Sunday 7 April 2013

Are widely held view are often wrong, or are such views more likely to be correct?

(Note: Many facts in the following passage may be untrue)

 The history of science is checkered with wrong, but widely held hypothesis and, theories that were true, however suppressed and unaccepted. But wrong widely held views are not just limited to science, but approaches to other different ethnic groups, geography, history, economics and many more. And so, I believe that widely held beliefs are often wrong.

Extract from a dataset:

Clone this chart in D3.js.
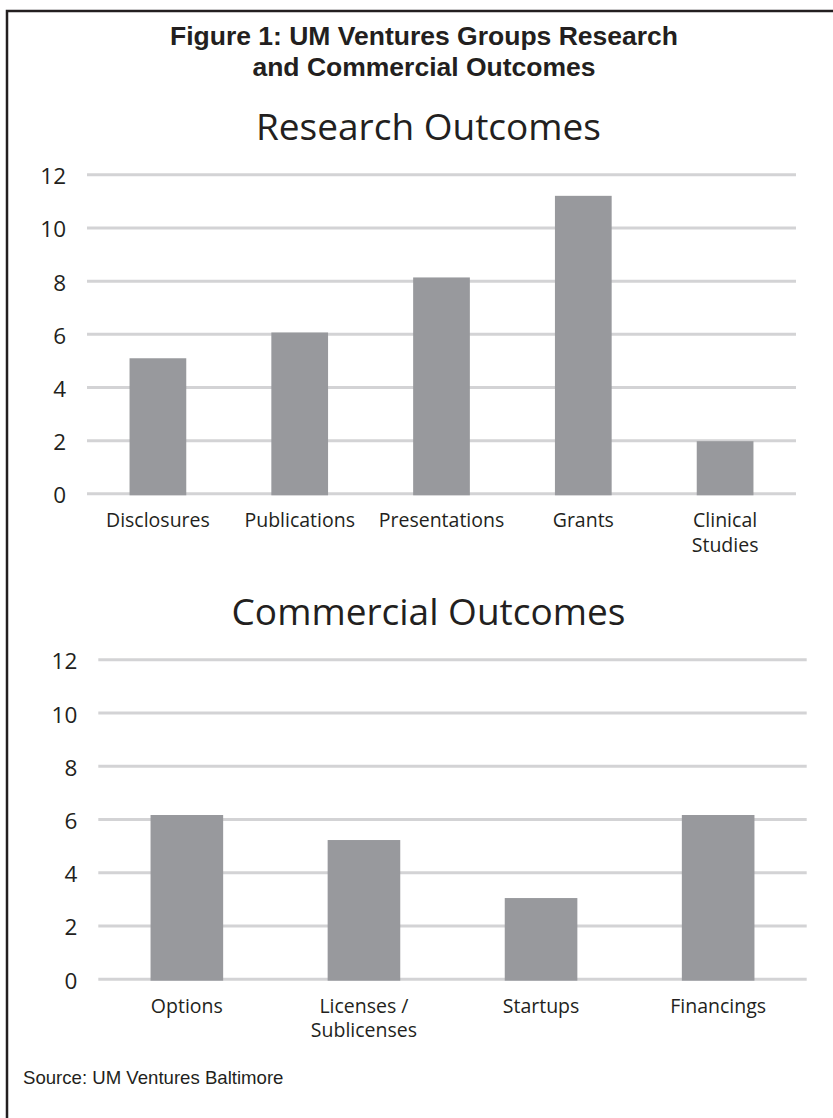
<!DOCTYPE html>
<html>
<head>
<meta charset="utf-8">
<script src="https://cdn.jsdelivr.net/npm/d3@7"></script>
<style>
  html, body { margin: 0; padding: 0; background: #fff; }
  svg { display: block; }
</style>
</head>
<body>
<svg id="chart" width="833" height="1118"></svg>
<script>
// ---- Data ----
const titleLines = ["Figure 1: UM Ventures Groups Research", "and Commercial Outcomes"];
const researchTitle = "Research Outcomes";
const researchCategories = ["Disclosures", "Publications", "Presentations", "Grants", "Clinical\nStudies"];
const researchValues = [5.08, 6.05, 8.12, 11.19, 1.96];
const commercialTitle = "Commercial Outcomes";
const commercialCategories = ["Options", "Licenses /\nSublicenses", "Startups", "Financings"];
const commercialValues = [6.15, 5.21, 3.03, 6.15];
const yTicks = [0, 2, 4, 6, 8, 10, 12];
const sourceText = "Source: UM Ventures Baltimore";

// ---- Styles ----
const textColor = "#231f20";
const barColor = "#98999d";
const gridColor = "#d3d3d5";
const labelFont = "'Open Sans', 'Noto Sans', sans-serif";
const titleFont = "'Liberation Sans', Arial, Helvetica, sans-serif";

const svg = d3.select("#chart");

// Frame
svg.append("rect")
  .attr("x", 7).attr("y", 11)
  .attr("width", 900).attr("height", 1200)
  .attr("fill", "none").attr("stroke", textColor).attr("stroke-width", 2.5);

// Figure title
svg.append("g").selectAll("text").data(titleLines).join("text")
  .attr("x", 424)
  .attr("y", (d, i) => 44.5 + i * 31)
  .attr("text-anchor", "middle")
  .attr("font-family", titleFont)
  .attr("font-weight", "bold")
  .attr("font-size", 26.5)
  .attr("fill", textColor)
  .text(d => d);

function drawPanel(cfg) {
  const g = svg.append("g");
  const x = d3.scaleBand().domain(cfg.categories).range([cfg.x0, cfg.x1])
    .paddingInner(cfg.pad).paddingOuter(cfg.pad / 2);
  const y = d3.scaleLinear().domain([0, 12]).range([cfg.y0, cfg.y12]);

  // panel title
  g.append("text")
    .attr("x", cfg.titleX).attr("y", cfg.titleY)
    .attr("text-anchor", "middle")
    .attr("font-family", labelFont)
    .attr("font-size", 37)
    .attr("fill", textColor)
    .text(cfg.title);

  // gridlines + y labels via axis
  const yAxis = d3.axisLeft(y).tickValues(yTicks)
    .tickSize(-(cfg.x1 - cfg.x0)).tickPadding(21).tickFormat(d3.format("d"));
  const ag = g.append("g").attr("transform", `translate(${cfg.x0},0)`).call(yAxis);
  ag.select(".domain").remove();
  ag.selectAll(".tick line").attr("stroke", gridColor).attr("stroke-width", 3);
  ag.selectAll(".tick text")
    .attr("font-family", labelFont).attr("font-size", 22.5)
    .attr("fill", textColor).attr("dy", null).attr("y", 9.5);

  // bars
  g.append("g").selectAll("rect").data(cfg.values).join("rect")
    .attr("x", (d, i) => x(cfg.categories[i]))
    .attr("y", d => y(d))
    .attr("width", x.bandwidth())
    .attr("height", d => y(0) + 2 - y(d))
    .attr("fill", barColor);

  // category labels
  const lbl = g.append("g").selectAll("text").data(cfg.categories).join("text")
    .attr("x", d => x(d) + x.bandwidth() / 2)
    .attr("y", y(0) + 34)
    .attr("text-anchor", "middle")
    .attr("font-family", labelFont)
    .attr("font-size", 19.5)
    .attr("fill", textColor);
  lbl.selectAll("tspan").data(d => d.split("\n")).join("tspan")
    .attr("x", function() { return d3.select(this.parentNode).attr("x"); })
    .attr("dy", (d, i) => i === 0 ? 0 : 24.5)
    .text(d => d);
}

drawPanel({
  title: researchTitle, titleX: 428.5, titleY: 139.5,
  categories: researchCategories, values: researchValues,
  x0: 87, x1: 796, y0: 493.3, y12: 174.3, pad: 0.6
});

drawPanel({
  title: commercialTitle, titleX: 428.5, titleY: 625,
  categories: commercialCategories, values: commercialValues,
  x0: 98.3, x1: 806.7, y0: 978.7, y12: 659.3, pad: 0.59
});

// Source
svg.append("text")
  .attr("x", 23).attr("y", 1084)
  .attr("font-family", titleFont)
  .attr("font-size", 18.6)
  .attr("fill", textColor)
  .text(sourceText);
</script>
</body>
</html>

  The Ptolemaic model of the solar system showed that the Earth was in the middle of the solar system. These theory was widely accepted, until the 16th century, when a polish man called Nicolaus Copernicus, proposed a plan of the solar system, in which the Sun was at the centre, not Earth. This model of the solar system went totally against the model of the solar system of at that time, which featured the Earth as the centre of the Solar System. The general public, the Church, and the Scientific community refused to accept this theory until many years. Not much later, an Italian scientific, named Galileo Galilei reaffirmed Copernicus theory that was Earth was not at the middle of the solar system, but Sun. He showed this by proving that Jupiter did not circle the Earth but Sun and hence Sun is at the the centre of the solar system. Unfortunately, even after demonstrating the prove of this hypothesis in front of hundreds scholars, scientists and other respectable members of public, his theory was condemned by the Church and then he was held under house arrest by the Italian Government. Galilei spent the last days of his life, in his house alone, for speaking the truth.

  Between the 1930s and the 1940s, a horrific event took place, The holocaust. The result of the beastly persecution of minorities don't just signify the disastrous consequences persecution can have, but that how wrong widely held views can be. For people who don't know what the Holocaust was, it was the persecution of mainly jewish people in Germany and the countries it had acquired in the World War Two, and gypsies  disabled people, black people and political opponents of the Nazi Party (the party that was governing Germany at that time). In short, all non-aryan (http://en.wikipedia.org/wiki/Aryan) people were prosecuted against, brutally. They were first send to cramped, rotten township called Ghettos. In the Ghettos, life was comparable to hell, and many people died there itself. Then, when the time came to clear the Ghetto, the people were forced into a train, and whisked off to the life terminating, concentration camps. The train themselves were horrid, there were no sanitation, place to sit and lack of oxygen. Many people died in the train. Later, when the survivors reached the concentration camps, the people who were unfit to do physical work were killed, and the rest were put to work, and were given minimal food. When these people became unfit to work, they were put into gas chambers, and their life was terminated. The widely held belief in Germany that the non-aryans were not deserving enough led to the death of 11 million people. That is one 1/6th of UK. Once again, we can see that widely held beliefs can be wrong.

  Another famous example of a widely held belief is that pre 2007, it was said that the economy was strong and that a recession was in no way inevitable or likely to happen (this was a consensus even amongst the experts in the field). However, one year later, consumers and borrowers were shocked and forced into a frenzy as multiple banks claimed bankruptcy, most notably the bankruptcy of Lehman brothers, and many bankers lost their well-paid jobs along with their executives. Governments were forced to use the public's money to pay for the bailing of big banks, or otherwise the bankruptcy of such banks would be detrimental to the economy, both nationally and worldwidely. A frantic game of blame and started, and the after-effects of the recession are still felt by the public, as UK entered the triple-dip recession  after experiencing the double-dip recession last year (2012), and countries in Eurozone (such as Greece and Cyprus) seem to be in the endless loop of bailing-outs and budget cuts, meanwhile the relatively stronger countries of the Eurozone, especially Germany, seek ways to negotiate their neighbours out of this fatal economic crisis. America, the country who until now have been known for being economically strong, face the downward slope of the daunting fiscal cliff, which may lead to an abyss that they may not be able to extricate themselves out of; for some time. Again, we see that that widely held beliefs are often wrong.     

  In conclusion, I reaffirm my statement that  that widely held beliefs are often wrong as proven by the paragraph.